Celeborn shook his head in dismay thinking to himself, "couldn't Elrond find people better than this! I mean he might as well put Gollum in the fellowship while he was at it! Celeborn looked at the ragtag bunch once again and sighed, "they'll have to do I guess."

Celeborn began his dramatic speech; "You will now venture into a unknown land, on a quest to obtain Legolas' rubber duck. Do you accept to see this mission through to the end?" There was a chorus of yeses, Pippin could be heard clearly saying: "as long as waffle night continues I shall see this mission through." Gandalf rolled his eyes. "Well is that everyone?" Celeborn asked.
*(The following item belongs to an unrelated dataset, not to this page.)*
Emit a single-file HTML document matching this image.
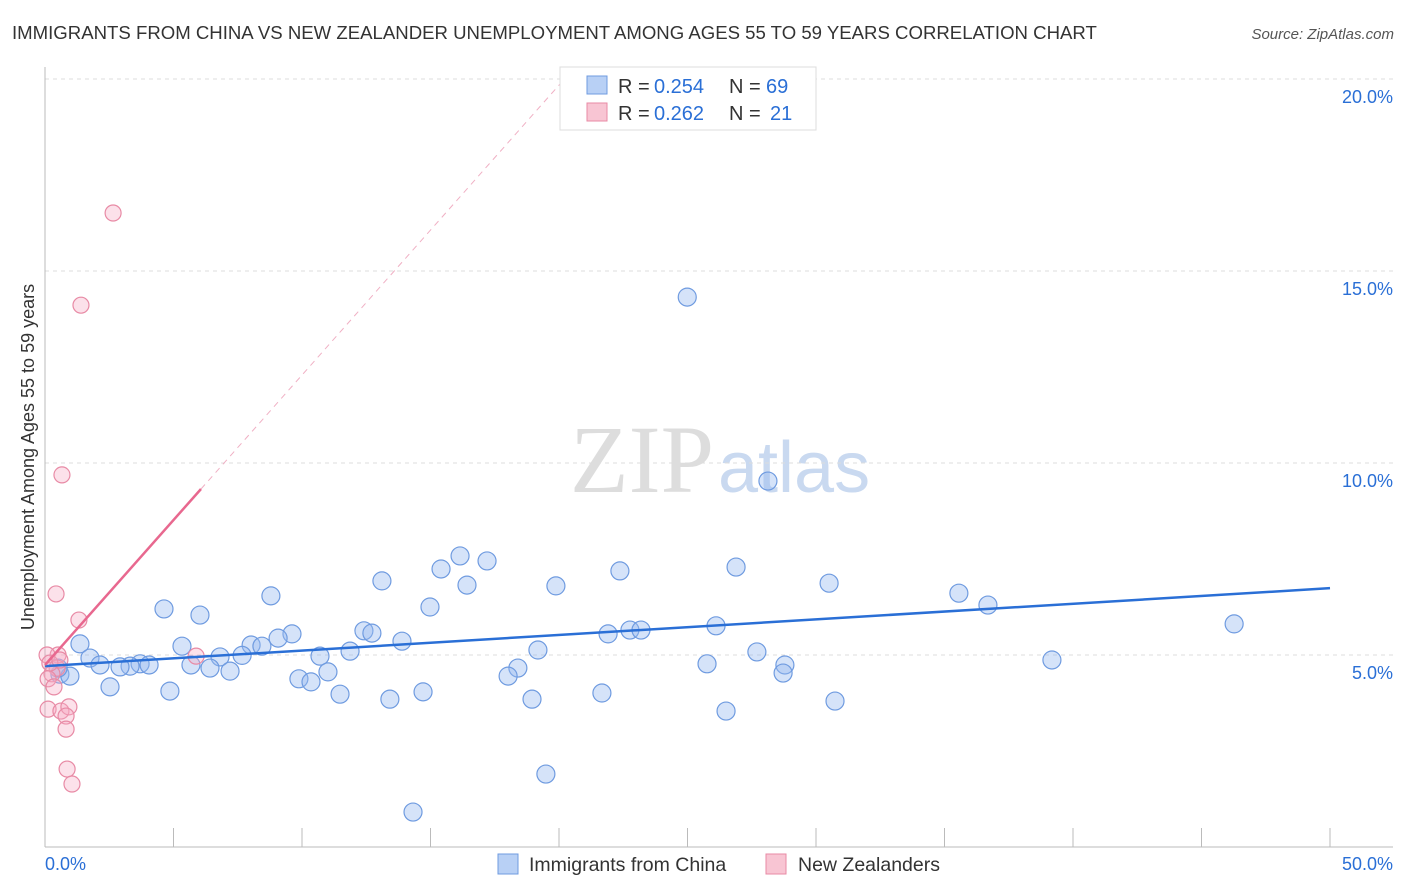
<!DOCTYPE html>
<html><head><meta charset="utf-8"><style>
body{margin:0;background:#fff;font-family:"Liberation Sans",sans-serif;}
svg{display:block}
</style></head><body>
<svg id="c" width="1406" height="892">
<text x="12" y="39" font-size="18.6" fill="#333">IMMIGRANTS FROM CHINA VS NEW ZEALANDER UNEMPLOYMENT AMONG AGES 55 TO 59 YEARS CORRELATION CHART</text>
<text x="1394" y="39" font-size="15" fill="#555" font-style="italic" text-anchor="end">Source: ZipAtlas.com</text>
<text x="714" y="492" font-size="96" fill="#ddd" text-anchor="end" font-family="Liberation Serif,serif">ZIP</text>
<text x="718" y="492" font-size="72" fill="#c9d9f0">atlas</text>
<g id="grid"></g><g id="axes"></g><g id="marks"></g>
<text transform="translate(34,457) rotate(-90)" font-size="18" fill="#333" text-anchor="middle">Unemployment Among Ages 55 to 59 years</text>
<g>
<rect x="560" y="67" width="256" height="63" fill="#fff" stroke="#ddd"/>
<rect x="587" y="76" width="20" height="18" fill="#b8d0f5" stroke="#6f9be0"/>
<rect x="587" y="103" width="20" height="18" fill="#f8c5d3" stroke="#e88aa5"/>
<text x="618" y="93" font-size="20" fill="#333">R =</text>
<text x="654" y="93" font-size="20" fill="#2a6fd6">0.254</text>
<text x="729" y="93" font-size="20" fill="#333">N =</text>
<text x="766" y="93" font-size="20" fill="#2a6fd6">69</text>
<text x="618" y="120" font-size="20" fill="#333">R =</text>
<text x="654" y="120" font-size="20" fill="#2a6fd6">0.262</text>
<text x="729" y="120" font-size="20" fill="#333">N =</text>
<text x="770" y="120" font-size="20" fill="#2a6fd6">21</text>
</g>
<g>
<rect x="498" y="854" width="20" height="20" fill="#b8d0f5" stroke="#6f9be0"/>
<text x="529" y="871" font-size="19.5" fill="#333">Immigrants from China</text>
<rect x="766" y="854" width="20" height="20" fill="#f8c5d3" stroke="#e88aa5"/>
<text x="798" y="871" font-size="19.5" fill="#333">New Zealanders</text>
</g>
</svg>
<script>
const yTicks=[5,10,15,20];
const yTickLabels=["5.0%","10.0%","15.0%","20.0%"];
const xTicks=[0,5,10,15,20,25,30,35,40,45,50];
const chinaX=[24.99,28.13,16.15,17.2,15.41,13.11,22.37,26.89,30.51,16.42,19.88,35.56,36.69,46.27,8.79,4.63,6.03,14.98,1.36,5.33,12.41,12.72,9.61,9.07,8.02,8.44,13.89,21.91,22.76,23.19,26.11,19.18,27.7,10.7,11.87,7.67,6.81,1.75,2.14,3.7,5.68,39.18,25.76,28.79,28.72,18.4,18.02,7.2,6.42,3.31,4.05,2.92,0.58,0.97,0.51,9.88,10.35,11.01,2.53,4.86,14.71,21.67,18.95,30.74,11.48,13.42,26.5,19.49,14.32];
const chinaY=[14.32,9.53,7.58,7.45,7.24,6.93,7.19,7.29,6.87,6.82,6.8,6.61,6.3,5.81,6.54,6.2,6.04,6.25,5.29,5.23,5.63,5.57,5.55,5.44,5.26,5.23,5.36,5.55,5.65,5.65,5.76,5.13,5.08,4.97,5.1,4.99,4.95,4.92,4.74,4.77,4.74,4.87,4.77,4.74,4.53,4.66,4.45,4.58,4.66,4.71,4.74,4.69,4.5,4.45,4.66,4.38,4.3,4.56,4.17,4.06,4.04,4.01,3.85,3.8,3.98,3.85,3.54,1.9,0.91];
const nzX=[2.65,1.4,0.66,0.43,1.32,5.88,0.51,0.08,0.47,0.27,0.12,0.35,0.12,0.62,0.93,0.82,0.82,0.86,1.05,0.19,0.58];
const nzY=[16.51,14.11,9.69,6.59,5.91,4.97,5.0,5.0,4.66,4.51,4.38,4.17,3.59,3.54,3.65,3.41,3.07,2.03,1.64,4.79,4.87];
const chinaTrend=[4.71,6.74];
const nzTrend=[4.74,0.755];
const X0=45,X1=1330,Y0=847,YPX=38.4;
const sx=v=>X0+(X1-X0)*v/50;
const sy=v=>Y0-v*YPX;
const NS="http://www.w3.org/2000/svg";
function mk(tag,parent,attrs){const e=document.createElementNS(NS,tag);for(const k in attrs)e.setAttribute(k,attrs[k]);parent.appendChild(e);return e;}
const grid=document.getElementById('grid'),axes=document.getElementById('axes'),marks=document.getElementById('marks');
yTicks.forEach((t,i)=>{
 const g=mk('line',grid,{x1:X0,x2:1393,y1:sy(t),y2:sy(t),stroke:'#ddd','stroke-dasharray':'4,4'});
 
 
 const l=mk('text',grid,{x:1393,y:sy(t)+24,'font-size':18,fill:'#2a6fd6','text-anchor':'end'});
 l.textContent=yTickLabels[i];
 
 
});
const ya=mk('line',axes,{x1:X0,x2:X0,y1:67,y2:Y0,stroke:'#bbb'});


const xa=mk('line',axes,{x1:X0,x2:1393,y1:Y0,y2:Y0,stroke:'#bbb'});


xTicks.forEach(t=>{
 const tk=mk('line',axes,{x1:sx(t),x2:sx(t),y1:828,y2:Y0,stroke:'#bbb'});
 
 
});
const xl0=mk('text',axes,{x:45,y:870,'font-size':18,fill:'#2a6fd6'});xl0.textContent='0.0%';


const xl1=mk('text',axes,{x:1393,y:870,'font-size':18,fill:'#2a6fd6','text-anchor':'end'});xl1.textContent='50.0%';


chinaX.forEach((v,i)=>{
 const c=mk('circle',marks,{cx:sx(v),cy:sy(chinaY[i]),r:9,fill:'rgba(150,185,240,0.4)',stroke:'#6f9be0','stroke-width':1.2});
 
 
});
nzX.forEach((v,i)=>{
 const c=mk('circle',marks,{cx:sx(v),cy:sy(nzY[i]),r:8,fill:'rgba(245,170,195,0.35)',stroke:'#e88aa5','stroke-width':1.2});
 
 
});
const bt=mk('line',marks,{x1:sx(0),y1:sy(chinaTrend[0]),x2:sx(50),y2:sy(chinaTrend[1]),stroke:'#2a6fd6','stroke-width':2.5});


const pEnd=6.07,dEnd=(20.3-nzTrend[0])/nzTrend[1];
const pt=mk('line',marks,{x1:sx(0),y1:sy(nzTrend[0]),x2:sx(pEnd),y2:sy(nzTrend[0]+nzTrend[1]*pEnd),stroke:'#e8688f','stroke-width':2.5});


const pd=mk('line',marks,{x1:sx(pEnd),y1:sy(nzTrend[0]+nzTrend[1]*pEnd),x2:sx(dEnd),y2:sy(20.3),stroke:'#f0b0c4','stroke-width':1,'stroke-dasharray':'6,5'});


</script>
</body></html>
Frodo kicked Sam in the shin; Sam came back to reality with a jump and quickly said, "Yes, I would like some French toast!" Frodo shook his head in hopelessness.

Celeborn cleared his throat and ignored it. "You will be traveling through the mirror"; at this the fellowship all went "Oooo!" Celeborn glared at them. "You simply have to touch the surface then you will be transported to another realm"; Pippin started to go "Oooo" again but then stopped because he was the only one and Celeborn was giving him the death glare.

Celeborn was quite eager to get them as far away as possible by now, and told Legolas to go first because it was his rubber duck they were chasing after. Legolas went up to the mirror and looked at the water, "Oooo! Pretty!" he squealed, "I see a tree, and another tre-" Celeborn had pushed the elf into the mirror and Legolas was swiftly sucked through the surface of the water. "Who's next?" Celeborn inquired cheerfully though his expression was slightly crazed. The fellowship backed away from Celeborn slowly.

Celeborn was not discouraged, he went over to the unconscious lump on the grass that was Merry and picked him up and dunked his head in the mirror, and he was gone in a blink of an eye. Pippin was panicking, Merry was somewhere, unconscious and he wasn't. If he didn't go who would help him steal all Boromir's socks? Who would help him hide every spoon in the house on soup day? Pippin lost it. He started running around, arms flailing and yelling, then tripped over a coffee table and fell into the mirror. Sam heard Gimli mention something to Gandalf about mad cow disease.

Meanwhile

Legolas landed face first on a cold hard floor, his head spinning. He lifted his head to try and find out where in the heck he was. He was in a hall; there were at least two doors and a staircase. He put his head down again to try and stop the hallway from spinning around crazily. All of a sudden a heavy body fell on top of Legolas and he jumped up causing the body to roll off of him on to the floor. He looked down to see Merry lifeless looking on the floor and completely lost what little sanity he had. He began running around Merry waving his arms about screaming " DEAD HOBBIT! DEAD HOBBIT! EWW IT TOUCHED ME!" in about two and a half moments a woman in a full-length green dress came running up the stairs followed by a girl in blue jeans. They stared at the elf that at noticing their presence stopped running and screaming, said "Hullo!" pleasantly, before another body dropped out of nowhere and landed on his head causing him to fall to the floor.